* _SOURCE MATERIAL_:
━━━━━━

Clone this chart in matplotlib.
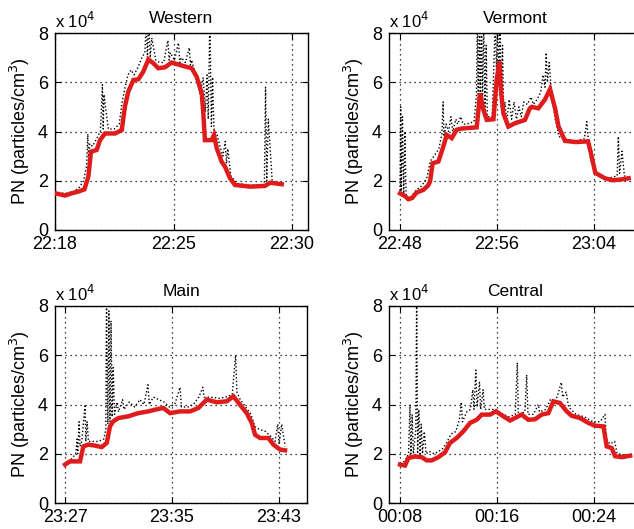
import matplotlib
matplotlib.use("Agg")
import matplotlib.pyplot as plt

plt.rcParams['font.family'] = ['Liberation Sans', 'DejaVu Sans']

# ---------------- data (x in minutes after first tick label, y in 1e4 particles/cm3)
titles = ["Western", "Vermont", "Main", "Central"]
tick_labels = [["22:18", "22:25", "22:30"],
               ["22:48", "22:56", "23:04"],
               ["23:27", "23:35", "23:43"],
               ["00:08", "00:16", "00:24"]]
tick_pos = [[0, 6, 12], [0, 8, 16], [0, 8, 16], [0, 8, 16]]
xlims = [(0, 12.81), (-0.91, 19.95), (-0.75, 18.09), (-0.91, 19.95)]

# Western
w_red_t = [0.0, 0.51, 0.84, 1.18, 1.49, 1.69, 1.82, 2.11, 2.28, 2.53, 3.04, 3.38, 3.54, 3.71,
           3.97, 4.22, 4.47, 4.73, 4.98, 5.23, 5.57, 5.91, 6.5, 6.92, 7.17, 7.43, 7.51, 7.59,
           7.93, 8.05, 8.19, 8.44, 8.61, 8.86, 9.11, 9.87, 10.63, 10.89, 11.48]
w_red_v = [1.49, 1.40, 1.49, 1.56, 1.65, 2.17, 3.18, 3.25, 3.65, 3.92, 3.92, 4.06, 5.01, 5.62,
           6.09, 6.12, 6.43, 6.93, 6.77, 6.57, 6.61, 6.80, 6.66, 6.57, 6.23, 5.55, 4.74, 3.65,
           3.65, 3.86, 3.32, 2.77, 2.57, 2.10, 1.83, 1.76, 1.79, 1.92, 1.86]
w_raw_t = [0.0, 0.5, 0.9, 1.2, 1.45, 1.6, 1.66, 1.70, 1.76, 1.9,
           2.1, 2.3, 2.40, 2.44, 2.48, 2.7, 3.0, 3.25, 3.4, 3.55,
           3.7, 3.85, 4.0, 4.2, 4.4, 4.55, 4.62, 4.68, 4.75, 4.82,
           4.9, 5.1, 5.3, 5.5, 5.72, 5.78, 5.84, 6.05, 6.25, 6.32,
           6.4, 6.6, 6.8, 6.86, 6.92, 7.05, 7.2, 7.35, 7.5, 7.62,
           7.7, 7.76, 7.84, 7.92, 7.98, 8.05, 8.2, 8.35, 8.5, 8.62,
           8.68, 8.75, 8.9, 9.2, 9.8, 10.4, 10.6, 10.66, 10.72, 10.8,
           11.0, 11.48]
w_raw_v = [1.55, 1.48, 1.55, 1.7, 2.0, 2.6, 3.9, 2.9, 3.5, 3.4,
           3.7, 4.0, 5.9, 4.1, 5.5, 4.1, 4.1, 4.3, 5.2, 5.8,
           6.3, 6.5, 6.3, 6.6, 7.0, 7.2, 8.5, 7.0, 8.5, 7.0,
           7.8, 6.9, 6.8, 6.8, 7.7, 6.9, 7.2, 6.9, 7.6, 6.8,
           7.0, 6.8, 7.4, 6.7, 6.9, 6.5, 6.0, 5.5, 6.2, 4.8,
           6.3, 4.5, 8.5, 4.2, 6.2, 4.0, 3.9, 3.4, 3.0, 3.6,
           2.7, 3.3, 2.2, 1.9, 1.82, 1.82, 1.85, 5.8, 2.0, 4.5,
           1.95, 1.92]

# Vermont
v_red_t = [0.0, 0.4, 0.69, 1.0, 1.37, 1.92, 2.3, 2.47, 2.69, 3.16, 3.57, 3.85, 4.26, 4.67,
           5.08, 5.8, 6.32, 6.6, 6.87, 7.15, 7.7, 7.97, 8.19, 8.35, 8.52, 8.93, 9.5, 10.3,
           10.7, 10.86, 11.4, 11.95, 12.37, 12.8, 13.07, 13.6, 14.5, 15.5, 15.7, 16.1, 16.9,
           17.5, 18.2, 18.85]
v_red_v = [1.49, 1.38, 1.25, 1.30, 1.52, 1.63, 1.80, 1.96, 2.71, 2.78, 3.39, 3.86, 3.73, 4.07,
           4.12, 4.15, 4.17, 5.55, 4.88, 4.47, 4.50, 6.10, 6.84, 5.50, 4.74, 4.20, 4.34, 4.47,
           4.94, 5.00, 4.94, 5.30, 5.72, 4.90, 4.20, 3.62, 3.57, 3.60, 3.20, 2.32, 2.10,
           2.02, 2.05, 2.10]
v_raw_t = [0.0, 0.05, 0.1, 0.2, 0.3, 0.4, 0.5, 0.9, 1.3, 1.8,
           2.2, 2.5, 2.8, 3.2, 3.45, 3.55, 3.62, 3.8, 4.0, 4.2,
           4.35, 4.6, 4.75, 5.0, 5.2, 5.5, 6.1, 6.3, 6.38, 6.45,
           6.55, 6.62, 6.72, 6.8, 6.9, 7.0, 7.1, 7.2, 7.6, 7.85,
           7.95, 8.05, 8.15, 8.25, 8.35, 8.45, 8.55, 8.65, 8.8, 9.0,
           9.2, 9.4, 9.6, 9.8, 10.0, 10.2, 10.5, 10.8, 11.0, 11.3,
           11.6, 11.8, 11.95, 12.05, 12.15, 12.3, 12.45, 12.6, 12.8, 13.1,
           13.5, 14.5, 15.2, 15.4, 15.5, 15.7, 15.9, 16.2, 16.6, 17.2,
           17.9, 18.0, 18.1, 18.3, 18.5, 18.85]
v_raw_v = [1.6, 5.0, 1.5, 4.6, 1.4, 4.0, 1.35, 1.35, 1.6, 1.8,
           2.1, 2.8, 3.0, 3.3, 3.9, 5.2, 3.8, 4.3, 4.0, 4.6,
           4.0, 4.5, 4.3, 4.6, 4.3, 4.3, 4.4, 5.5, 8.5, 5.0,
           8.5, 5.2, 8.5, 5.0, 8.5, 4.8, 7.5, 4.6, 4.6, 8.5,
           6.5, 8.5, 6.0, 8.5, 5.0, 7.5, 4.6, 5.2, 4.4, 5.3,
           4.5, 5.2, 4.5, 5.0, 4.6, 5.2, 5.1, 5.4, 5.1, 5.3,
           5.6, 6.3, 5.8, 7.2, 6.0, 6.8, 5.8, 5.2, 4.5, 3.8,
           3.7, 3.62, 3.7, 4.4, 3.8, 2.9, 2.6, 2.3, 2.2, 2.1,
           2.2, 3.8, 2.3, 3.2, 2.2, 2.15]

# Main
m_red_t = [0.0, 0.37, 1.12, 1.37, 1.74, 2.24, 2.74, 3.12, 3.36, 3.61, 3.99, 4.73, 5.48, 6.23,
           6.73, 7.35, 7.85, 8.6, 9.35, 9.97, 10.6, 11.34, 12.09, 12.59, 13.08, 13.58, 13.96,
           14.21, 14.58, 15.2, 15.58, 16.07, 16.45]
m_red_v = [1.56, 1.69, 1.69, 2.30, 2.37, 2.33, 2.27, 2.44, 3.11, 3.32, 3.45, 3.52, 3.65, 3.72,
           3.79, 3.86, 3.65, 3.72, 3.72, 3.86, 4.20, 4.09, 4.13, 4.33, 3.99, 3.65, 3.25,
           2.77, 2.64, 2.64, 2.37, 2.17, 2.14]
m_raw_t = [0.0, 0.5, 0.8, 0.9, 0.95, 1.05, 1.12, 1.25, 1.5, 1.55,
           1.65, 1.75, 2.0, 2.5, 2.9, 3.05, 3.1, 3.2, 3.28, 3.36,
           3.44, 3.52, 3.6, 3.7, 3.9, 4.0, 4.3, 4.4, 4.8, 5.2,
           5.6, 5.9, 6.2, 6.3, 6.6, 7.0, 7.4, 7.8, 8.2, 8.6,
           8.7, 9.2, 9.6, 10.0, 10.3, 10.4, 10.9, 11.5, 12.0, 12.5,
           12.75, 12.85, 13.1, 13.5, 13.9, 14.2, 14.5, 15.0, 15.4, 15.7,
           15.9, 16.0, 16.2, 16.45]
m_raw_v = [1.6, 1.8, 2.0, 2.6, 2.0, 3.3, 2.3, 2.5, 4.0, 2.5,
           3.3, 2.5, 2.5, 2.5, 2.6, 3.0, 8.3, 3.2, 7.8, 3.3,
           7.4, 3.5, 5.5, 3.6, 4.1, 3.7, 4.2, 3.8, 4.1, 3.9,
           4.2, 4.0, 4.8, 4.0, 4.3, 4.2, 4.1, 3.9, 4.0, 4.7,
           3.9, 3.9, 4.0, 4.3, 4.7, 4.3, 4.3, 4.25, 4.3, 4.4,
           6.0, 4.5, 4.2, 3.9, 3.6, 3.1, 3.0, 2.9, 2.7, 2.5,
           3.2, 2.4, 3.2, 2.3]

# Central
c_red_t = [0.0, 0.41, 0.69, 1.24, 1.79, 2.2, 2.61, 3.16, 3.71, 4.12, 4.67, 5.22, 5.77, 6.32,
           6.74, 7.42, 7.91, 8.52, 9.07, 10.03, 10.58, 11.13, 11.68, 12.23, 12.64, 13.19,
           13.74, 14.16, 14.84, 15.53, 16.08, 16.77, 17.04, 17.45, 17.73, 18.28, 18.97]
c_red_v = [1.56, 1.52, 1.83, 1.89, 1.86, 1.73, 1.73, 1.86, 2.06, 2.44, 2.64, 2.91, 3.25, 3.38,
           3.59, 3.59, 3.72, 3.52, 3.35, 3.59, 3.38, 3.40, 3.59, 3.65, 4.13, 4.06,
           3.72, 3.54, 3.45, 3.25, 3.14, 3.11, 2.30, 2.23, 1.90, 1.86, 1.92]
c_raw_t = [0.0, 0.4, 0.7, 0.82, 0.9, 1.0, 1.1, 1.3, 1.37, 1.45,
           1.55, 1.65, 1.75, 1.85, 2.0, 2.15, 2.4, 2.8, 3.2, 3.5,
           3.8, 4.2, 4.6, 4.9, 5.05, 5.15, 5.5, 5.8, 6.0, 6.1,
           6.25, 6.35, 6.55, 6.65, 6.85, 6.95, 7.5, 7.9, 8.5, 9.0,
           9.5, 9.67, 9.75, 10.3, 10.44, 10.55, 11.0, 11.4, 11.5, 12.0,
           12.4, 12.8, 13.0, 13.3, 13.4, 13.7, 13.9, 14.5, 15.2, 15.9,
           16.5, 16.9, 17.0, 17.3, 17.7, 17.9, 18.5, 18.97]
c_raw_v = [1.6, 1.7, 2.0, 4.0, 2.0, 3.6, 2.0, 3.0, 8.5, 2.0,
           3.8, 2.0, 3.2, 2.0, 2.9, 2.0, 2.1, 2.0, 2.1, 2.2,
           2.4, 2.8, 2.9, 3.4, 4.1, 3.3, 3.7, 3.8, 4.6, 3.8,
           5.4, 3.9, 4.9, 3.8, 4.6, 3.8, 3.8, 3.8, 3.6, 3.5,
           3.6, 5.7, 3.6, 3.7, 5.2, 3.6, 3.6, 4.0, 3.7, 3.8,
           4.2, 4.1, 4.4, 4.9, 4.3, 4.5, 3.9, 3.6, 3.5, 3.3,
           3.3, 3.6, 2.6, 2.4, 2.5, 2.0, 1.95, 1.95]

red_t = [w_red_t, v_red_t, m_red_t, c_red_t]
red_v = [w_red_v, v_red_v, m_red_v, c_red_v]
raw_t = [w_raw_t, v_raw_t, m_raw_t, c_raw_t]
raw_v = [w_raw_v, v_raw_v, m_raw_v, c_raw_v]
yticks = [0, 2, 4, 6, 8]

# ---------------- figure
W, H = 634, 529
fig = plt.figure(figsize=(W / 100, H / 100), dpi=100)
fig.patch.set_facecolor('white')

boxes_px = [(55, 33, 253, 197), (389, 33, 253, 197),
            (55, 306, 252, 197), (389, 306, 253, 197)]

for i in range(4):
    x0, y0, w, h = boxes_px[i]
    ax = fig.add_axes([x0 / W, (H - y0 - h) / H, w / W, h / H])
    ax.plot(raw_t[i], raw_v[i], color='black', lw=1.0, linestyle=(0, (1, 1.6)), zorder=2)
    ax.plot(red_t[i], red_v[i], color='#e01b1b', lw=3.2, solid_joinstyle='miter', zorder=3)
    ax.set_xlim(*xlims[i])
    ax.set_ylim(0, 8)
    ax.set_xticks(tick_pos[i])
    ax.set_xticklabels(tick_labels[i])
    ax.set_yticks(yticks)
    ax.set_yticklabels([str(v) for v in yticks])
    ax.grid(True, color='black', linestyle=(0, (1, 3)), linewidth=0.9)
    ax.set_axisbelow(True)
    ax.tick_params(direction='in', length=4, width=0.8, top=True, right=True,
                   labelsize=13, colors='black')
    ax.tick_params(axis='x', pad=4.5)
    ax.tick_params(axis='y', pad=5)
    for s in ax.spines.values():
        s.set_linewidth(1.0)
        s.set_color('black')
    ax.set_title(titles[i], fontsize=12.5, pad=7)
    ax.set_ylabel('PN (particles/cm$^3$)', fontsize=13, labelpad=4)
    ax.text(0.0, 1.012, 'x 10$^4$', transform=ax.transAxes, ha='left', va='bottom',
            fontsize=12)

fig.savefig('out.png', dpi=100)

━━━━━━

* _GOAL OF THE EXERCISE_: Please restate the material above line by line, exactly, beginning at its first line and ending with the line that contains "18.09), (-0.91, 19.95)]", without any pictures.

* _TASK RESPONSE_:
Clone this chart in matplotlib.
import matplotlib
matplotlib.use("Agg")
import matplotlib.pyplot as plt

plt.rcParams['font.family'] = ['Liberation Sans', 'DejaVu Sans']

# ---------------- data (x in minutes after first tick label, y in 1e4 particles/cm3)
titles = ["Western", "Vermont", "Main", "Central"]
tick_labels = [["22:18", "22:25", "22:30"],
               ["22:48", "22:56", "23:04"],
               ["23:27", "23:35", "23:43"],
               ["00:08", "00:16", "00:24"]]
tick_pos = [[0, 6, 12], [0, 8, 16], [0, 8, 16], [0, 8, 16]]
xlims = [(0, 12.81), (-0.91, 19.95), (-0.75, 18.09), (-0.91, 19.95)]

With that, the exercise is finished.